On the Horror of War
Updated: Sep 6, 2018
Among a few photographs of family members I have on my desk is one of two half-brothers of my paternal grandmother; Louis and Douglas Solomon. The photograph was taken in October 1915 in the Strand Studio, London while they were in England recuperating from injuries sustained in the Gallipoli debacle. In the photograph the two boys appear young, fresh-faced
but pensive and somewhat subdued, rather different, I would imagine, from how they might have appeared in a photograph taken a year earlier before they had experienced the horrors of war.
Louis, served in the 2nd Field Ambulance and was wounded on 22 August 1915. He may have participated in the Battle of Hill 60, which had been launched the day before. It was the last major assault of the Gallipoli Campaign. On the day he was wounded, the attack had been reinforced by the Australian 18th Battalion, which consisted of newly arrived troops who were inexperienced and ill-equipped. Attacking at dawn and using only bayonets, they suffered 383 casualties. After his recuperation Louis remained in service. He subsequently served in France where he was injured again on 23 March 1918.
Douglas was a reinforcement in the 10th Battalion. He is recorded as having fallen ill, probably with dysentery or typhoid fever, both of which were rife among members of the battalion, and on 13 July 1915 he suffered a back injury. But his early discharge in 1916 at which time he is recorded as suffering from "shell-shock and loss of power of limbs" is rather more telling. Shell shock was a new "disease" in 1915, increasingly common but hardly understood. Soldiers suffering from it were often returned to the battlefield, and on occasion were put on trial and even executed, for cowardice or desertion.

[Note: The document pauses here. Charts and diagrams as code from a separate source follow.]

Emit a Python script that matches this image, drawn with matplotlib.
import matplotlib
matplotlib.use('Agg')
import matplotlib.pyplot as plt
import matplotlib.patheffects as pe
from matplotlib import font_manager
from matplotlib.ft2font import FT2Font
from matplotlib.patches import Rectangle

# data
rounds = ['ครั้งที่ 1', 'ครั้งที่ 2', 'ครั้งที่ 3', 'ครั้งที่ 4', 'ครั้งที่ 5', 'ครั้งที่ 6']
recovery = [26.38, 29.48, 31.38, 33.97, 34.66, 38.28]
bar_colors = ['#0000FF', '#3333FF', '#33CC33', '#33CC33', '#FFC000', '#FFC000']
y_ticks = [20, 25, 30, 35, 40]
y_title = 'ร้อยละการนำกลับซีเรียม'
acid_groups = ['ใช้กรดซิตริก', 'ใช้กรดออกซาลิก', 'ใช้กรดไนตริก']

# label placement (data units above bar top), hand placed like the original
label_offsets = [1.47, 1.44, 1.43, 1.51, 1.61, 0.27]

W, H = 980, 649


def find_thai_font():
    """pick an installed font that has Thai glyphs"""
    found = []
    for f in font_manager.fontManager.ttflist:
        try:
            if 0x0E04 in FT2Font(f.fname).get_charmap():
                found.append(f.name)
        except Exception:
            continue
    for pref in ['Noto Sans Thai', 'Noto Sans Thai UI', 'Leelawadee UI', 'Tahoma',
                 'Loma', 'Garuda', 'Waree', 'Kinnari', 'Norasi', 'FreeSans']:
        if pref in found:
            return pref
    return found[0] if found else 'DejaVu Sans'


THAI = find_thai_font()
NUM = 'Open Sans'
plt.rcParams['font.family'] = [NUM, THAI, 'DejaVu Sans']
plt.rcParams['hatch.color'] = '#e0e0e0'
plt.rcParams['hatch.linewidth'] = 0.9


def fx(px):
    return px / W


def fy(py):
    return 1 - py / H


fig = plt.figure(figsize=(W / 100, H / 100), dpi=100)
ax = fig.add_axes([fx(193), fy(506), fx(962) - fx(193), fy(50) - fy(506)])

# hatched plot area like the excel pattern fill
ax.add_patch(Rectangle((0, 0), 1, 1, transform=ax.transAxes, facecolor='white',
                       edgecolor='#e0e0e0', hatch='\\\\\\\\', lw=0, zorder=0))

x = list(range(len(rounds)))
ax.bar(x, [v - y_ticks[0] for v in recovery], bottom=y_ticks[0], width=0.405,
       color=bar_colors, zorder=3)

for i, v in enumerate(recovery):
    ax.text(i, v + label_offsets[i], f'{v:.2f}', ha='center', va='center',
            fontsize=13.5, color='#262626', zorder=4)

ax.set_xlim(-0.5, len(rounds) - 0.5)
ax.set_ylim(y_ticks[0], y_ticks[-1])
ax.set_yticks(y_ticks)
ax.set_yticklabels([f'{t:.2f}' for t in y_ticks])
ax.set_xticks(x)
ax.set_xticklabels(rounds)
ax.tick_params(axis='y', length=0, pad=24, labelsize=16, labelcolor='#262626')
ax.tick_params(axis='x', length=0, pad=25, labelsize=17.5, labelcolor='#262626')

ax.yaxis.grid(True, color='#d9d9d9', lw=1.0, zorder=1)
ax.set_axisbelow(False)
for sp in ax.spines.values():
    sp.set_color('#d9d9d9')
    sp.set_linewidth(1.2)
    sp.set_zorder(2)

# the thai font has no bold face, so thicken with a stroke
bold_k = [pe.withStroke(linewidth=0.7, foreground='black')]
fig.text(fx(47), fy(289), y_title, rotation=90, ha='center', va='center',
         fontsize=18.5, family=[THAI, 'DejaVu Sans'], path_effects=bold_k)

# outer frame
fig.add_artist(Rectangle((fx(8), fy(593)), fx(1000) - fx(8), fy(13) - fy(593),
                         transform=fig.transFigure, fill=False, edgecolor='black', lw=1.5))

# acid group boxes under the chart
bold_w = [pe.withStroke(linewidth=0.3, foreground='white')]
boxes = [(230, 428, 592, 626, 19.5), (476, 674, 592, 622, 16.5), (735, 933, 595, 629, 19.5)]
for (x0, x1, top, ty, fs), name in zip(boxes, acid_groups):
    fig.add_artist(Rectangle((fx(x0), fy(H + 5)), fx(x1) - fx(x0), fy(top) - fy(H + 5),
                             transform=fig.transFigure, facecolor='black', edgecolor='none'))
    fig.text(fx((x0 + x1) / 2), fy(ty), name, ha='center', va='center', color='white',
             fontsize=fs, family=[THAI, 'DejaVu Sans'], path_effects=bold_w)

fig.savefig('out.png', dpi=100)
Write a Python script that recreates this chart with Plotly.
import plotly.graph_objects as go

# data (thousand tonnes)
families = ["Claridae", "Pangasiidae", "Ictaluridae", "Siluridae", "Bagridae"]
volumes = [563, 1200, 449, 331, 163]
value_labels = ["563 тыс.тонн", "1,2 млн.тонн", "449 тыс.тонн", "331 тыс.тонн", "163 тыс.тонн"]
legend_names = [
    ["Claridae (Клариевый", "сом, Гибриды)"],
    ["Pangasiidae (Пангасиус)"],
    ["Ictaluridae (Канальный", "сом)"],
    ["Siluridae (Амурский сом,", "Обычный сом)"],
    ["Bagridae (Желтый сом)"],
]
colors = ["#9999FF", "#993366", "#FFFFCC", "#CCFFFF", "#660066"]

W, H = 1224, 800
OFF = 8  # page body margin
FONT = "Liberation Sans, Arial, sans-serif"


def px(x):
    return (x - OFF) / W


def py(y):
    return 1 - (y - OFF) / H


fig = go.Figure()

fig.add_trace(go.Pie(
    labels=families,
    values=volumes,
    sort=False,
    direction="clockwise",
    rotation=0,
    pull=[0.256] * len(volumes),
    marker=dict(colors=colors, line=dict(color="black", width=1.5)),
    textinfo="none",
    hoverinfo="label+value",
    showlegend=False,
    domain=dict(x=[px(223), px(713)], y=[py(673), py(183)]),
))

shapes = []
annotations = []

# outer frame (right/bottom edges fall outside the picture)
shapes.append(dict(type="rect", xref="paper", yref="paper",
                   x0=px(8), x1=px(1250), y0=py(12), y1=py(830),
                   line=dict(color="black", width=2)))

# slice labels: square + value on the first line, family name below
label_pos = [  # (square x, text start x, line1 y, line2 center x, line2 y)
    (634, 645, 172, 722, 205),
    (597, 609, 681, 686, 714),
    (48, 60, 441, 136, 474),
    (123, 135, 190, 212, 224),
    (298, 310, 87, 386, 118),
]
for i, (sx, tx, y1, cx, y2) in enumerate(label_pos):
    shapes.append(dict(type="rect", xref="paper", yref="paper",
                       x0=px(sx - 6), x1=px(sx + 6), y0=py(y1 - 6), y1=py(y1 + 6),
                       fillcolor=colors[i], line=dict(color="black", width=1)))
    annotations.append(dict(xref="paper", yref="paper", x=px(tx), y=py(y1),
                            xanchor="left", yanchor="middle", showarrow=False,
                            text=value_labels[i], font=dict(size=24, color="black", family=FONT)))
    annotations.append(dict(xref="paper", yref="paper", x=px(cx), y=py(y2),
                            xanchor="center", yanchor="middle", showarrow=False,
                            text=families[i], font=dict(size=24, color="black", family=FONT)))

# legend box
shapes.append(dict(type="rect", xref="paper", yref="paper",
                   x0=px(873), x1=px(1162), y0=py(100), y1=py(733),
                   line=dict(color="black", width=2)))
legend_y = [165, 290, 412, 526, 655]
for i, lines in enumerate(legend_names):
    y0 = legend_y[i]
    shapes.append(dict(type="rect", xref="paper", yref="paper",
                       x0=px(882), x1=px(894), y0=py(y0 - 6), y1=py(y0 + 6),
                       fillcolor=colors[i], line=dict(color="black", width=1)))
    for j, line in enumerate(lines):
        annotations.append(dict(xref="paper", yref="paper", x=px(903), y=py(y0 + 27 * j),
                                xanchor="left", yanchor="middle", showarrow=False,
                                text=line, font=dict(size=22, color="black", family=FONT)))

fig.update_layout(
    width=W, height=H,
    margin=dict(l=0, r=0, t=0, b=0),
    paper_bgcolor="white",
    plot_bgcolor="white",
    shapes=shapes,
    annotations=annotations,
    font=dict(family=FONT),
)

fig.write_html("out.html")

The horrors of the First and Second World Wars and of more recent conflicts, being nearer to us in time and so much more extensively recorded, often seem somehow more appalling than battles of the more remote past. A photograph of rotting bodies lying in a muddy trench in Flanders, even if somewhat distanced by shades of sepia, still evokes a deeper emotion than do many battlefield accounts in ancient sources. But every so often the emotion comes through in words so powerful as to rudely jerk us into the reality they describe. Here is an account of Hattin after the battle was over, written by Imad ad-Din, a historian who accompanied Saladin on his expedition against the Franks in 1187:
The dead were scattered over the mountains and valleys, lying immobile on their sides. Hittīn shrugged off their carcasses, and the perfume of victory was thick with the stench of them. I passed by them and saw the limbs of the fallen cast naked on the field of battle, scattered in pieces over the site of the encounter, lacerated and disjointed, with heads cracked open, throats split, spines broken, necks shattered, feet in pieces, noses mutilated, extremities torn off, members dismembered, parts shredded, eyes gouged out, stomachs disembowelled, hair covered with blood, the praecordium slashed, fingers sliced off, the thorax shattered, the ribs broken, the joints dislocated, the chests smashed, throats slit, bodies cut in half, arms pulverized, lips shrivelled, foreheads pierced, forelocks dyed scarlet, breasts covered with blood, ribs pierced, elbows disjointed, bones broken, tunics torn off, faces lifeless, wounds gaping, skin flayed, fragments chopped off, hair lopped back skinless, bodies dismembered, teeth knocked out, blood spilt, life’s last breath exhaled, necks lolling, joints slackened, pupils liquefied, heads hanging, livers crushed, ribs staved in, heads shattered, breasts flayed, spirits flown, their very ghosts crushed; like stones among stones, a lesson to the wise. (translation from F. Gabrieli, Arab Historians of the Crusades, London, 1957, p. 135).